GIVEN EXERCISE: Can you output, word for word, the lines between the one holding "Write a Python" and the one holding "from bokeh.resources import INLINE", inclusive, leaving out any pictures?
───── LISTING ─────
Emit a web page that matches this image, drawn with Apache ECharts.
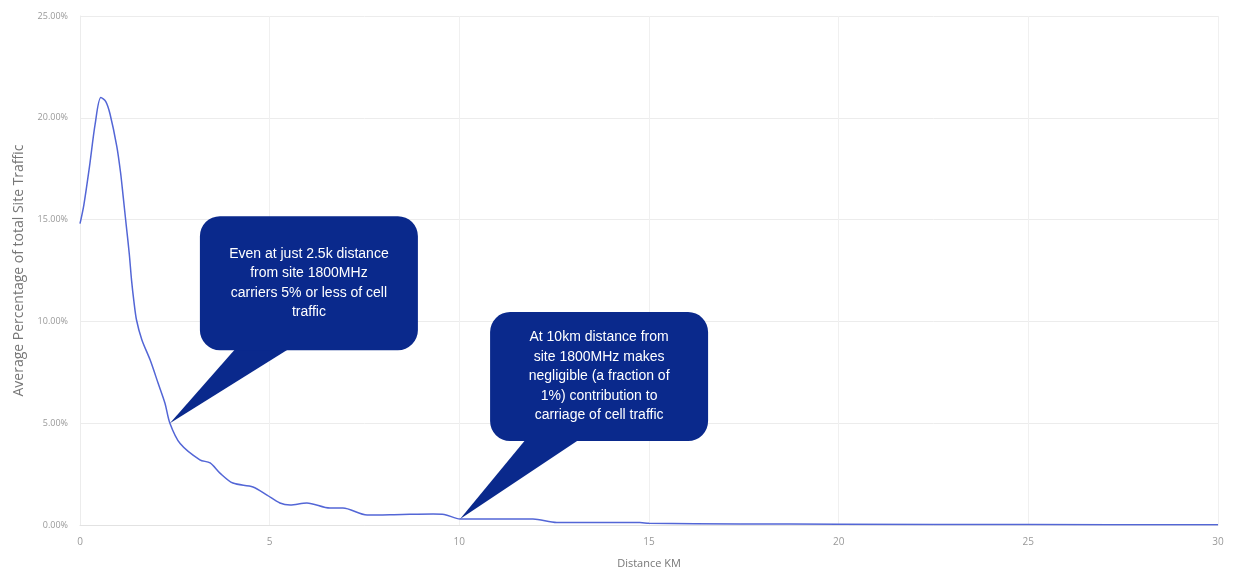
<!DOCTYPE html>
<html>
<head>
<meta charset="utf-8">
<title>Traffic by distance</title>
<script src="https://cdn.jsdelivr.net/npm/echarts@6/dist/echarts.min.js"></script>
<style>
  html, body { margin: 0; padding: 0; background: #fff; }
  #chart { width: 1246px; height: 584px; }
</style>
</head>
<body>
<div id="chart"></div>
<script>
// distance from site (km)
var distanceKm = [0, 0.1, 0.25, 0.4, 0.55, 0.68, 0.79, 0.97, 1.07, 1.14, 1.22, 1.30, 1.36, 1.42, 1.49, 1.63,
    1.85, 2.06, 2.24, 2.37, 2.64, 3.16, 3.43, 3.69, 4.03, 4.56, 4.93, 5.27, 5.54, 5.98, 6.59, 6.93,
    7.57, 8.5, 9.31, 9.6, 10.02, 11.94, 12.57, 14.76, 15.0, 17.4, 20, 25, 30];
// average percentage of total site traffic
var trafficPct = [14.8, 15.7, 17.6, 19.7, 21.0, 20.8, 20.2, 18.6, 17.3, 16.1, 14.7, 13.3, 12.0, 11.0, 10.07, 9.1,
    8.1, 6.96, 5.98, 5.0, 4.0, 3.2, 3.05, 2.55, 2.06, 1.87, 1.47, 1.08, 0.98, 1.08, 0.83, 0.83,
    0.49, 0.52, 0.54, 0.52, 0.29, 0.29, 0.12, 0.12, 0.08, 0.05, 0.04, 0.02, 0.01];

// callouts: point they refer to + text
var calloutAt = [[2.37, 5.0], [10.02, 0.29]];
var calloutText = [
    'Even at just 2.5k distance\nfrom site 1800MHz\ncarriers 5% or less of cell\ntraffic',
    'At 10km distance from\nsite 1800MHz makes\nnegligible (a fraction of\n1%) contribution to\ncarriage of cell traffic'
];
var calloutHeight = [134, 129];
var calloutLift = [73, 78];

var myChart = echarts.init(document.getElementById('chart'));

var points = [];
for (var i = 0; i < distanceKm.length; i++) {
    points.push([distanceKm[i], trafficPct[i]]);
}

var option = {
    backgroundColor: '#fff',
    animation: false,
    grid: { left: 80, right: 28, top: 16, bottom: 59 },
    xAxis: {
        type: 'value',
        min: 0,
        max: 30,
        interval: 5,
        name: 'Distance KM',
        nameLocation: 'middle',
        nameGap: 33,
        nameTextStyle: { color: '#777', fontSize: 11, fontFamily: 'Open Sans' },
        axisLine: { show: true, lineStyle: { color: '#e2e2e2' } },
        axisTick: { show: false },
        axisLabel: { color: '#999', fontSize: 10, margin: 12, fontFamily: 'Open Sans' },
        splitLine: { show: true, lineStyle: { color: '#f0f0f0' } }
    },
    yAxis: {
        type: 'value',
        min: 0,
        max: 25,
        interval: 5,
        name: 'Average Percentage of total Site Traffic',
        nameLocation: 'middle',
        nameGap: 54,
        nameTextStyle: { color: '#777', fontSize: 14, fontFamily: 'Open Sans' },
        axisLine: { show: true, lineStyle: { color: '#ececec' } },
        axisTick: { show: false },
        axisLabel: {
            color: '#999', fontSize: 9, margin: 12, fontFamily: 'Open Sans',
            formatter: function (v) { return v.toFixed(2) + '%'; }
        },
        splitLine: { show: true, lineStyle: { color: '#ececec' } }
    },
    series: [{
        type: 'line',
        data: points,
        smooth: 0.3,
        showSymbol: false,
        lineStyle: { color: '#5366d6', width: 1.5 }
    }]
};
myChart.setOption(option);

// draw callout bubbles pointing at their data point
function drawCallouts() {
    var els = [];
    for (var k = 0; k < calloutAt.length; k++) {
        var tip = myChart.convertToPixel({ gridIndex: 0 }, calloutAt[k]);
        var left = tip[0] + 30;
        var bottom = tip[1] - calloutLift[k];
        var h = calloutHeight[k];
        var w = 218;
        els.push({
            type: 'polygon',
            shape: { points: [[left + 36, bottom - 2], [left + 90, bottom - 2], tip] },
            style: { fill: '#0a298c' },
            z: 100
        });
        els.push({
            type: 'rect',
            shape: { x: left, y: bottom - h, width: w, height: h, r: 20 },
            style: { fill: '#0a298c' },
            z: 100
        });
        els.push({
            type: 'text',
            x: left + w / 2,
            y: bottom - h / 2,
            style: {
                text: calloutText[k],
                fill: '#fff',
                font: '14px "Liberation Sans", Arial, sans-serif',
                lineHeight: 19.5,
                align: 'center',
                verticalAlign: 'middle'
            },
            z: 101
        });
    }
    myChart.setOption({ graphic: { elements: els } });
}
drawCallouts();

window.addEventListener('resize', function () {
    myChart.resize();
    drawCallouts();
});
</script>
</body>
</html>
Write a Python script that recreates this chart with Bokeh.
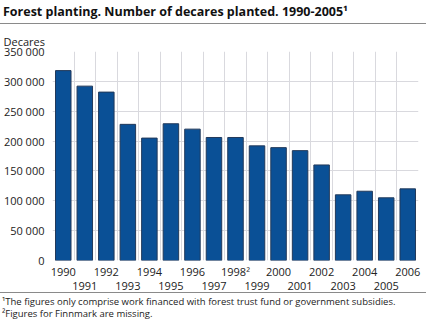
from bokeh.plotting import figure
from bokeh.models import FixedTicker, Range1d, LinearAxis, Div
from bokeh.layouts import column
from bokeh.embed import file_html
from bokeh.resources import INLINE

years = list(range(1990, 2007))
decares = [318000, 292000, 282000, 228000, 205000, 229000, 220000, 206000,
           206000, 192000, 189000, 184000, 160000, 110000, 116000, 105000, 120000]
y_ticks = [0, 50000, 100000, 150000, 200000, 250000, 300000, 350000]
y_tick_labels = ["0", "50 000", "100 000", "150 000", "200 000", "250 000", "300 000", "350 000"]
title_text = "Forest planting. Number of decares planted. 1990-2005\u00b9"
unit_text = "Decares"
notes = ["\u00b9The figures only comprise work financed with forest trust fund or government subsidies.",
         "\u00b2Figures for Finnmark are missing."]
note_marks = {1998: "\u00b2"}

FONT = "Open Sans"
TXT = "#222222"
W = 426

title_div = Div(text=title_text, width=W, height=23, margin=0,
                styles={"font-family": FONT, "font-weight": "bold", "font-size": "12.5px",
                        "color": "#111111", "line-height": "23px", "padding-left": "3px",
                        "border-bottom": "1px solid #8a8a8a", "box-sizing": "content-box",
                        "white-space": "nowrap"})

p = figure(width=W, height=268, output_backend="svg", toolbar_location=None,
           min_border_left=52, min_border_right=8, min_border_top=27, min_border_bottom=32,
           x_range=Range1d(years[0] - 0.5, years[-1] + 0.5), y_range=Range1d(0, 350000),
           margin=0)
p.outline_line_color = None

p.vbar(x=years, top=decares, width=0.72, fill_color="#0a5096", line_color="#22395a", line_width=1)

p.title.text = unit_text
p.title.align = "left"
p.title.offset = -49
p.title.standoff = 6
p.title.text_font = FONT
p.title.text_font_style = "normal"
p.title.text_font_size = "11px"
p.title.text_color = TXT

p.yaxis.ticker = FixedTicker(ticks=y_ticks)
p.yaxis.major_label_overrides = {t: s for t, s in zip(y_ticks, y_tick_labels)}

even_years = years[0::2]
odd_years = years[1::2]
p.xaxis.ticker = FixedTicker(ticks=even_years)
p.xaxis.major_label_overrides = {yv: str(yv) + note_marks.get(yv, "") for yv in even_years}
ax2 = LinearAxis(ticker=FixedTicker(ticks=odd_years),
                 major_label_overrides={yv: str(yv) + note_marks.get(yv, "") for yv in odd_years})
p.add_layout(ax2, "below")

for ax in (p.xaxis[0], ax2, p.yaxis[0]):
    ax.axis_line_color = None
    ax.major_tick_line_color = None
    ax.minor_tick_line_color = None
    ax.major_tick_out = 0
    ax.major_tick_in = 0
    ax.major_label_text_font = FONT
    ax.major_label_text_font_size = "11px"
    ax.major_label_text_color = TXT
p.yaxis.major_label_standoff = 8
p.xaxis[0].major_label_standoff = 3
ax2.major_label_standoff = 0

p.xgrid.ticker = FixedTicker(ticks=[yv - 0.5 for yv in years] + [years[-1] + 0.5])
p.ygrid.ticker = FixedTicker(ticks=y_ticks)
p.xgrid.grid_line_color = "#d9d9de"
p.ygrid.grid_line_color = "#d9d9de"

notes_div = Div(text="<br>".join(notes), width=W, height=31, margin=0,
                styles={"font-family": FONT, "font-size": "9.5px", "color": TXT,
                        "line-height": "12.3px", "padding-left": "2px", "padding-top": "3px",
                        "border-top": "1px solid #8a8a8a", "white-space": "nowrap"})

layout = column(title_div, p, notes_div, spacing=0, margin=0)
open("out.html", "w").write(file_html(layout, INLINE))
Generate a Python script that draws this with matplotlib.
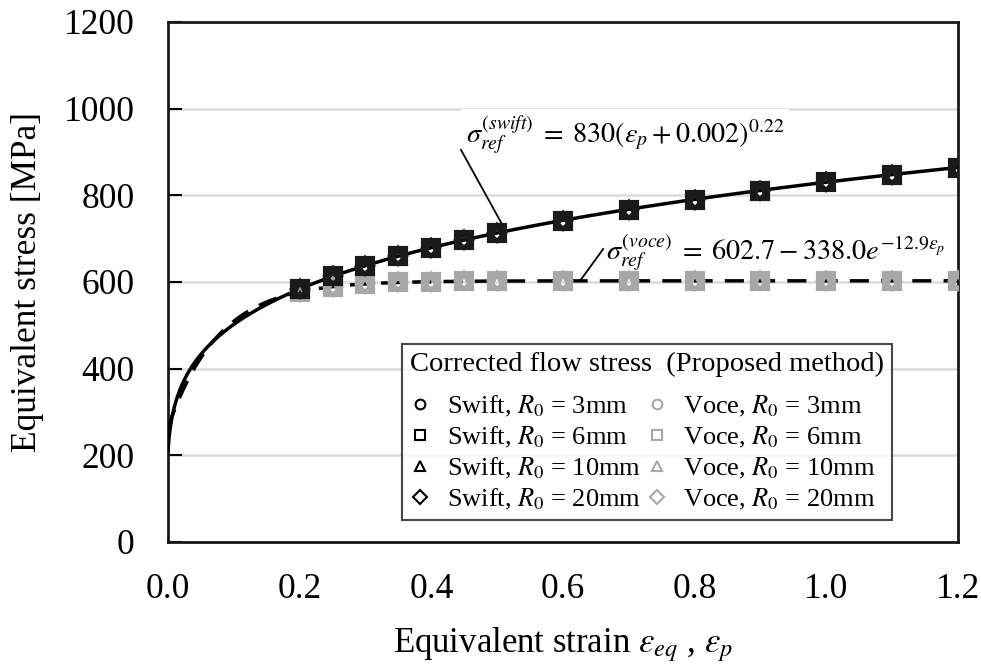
─────
TASK SOLUTION:
Write a Python script that recreates this chart with Bokeh.
from bokeh.plotting import figure
from bokeh.models import FixedTicker, Range1d, LinearAxis, Div
from bokeh.layouts import column
from bokeh.embed import file_html
from bokeh.resources import INLINE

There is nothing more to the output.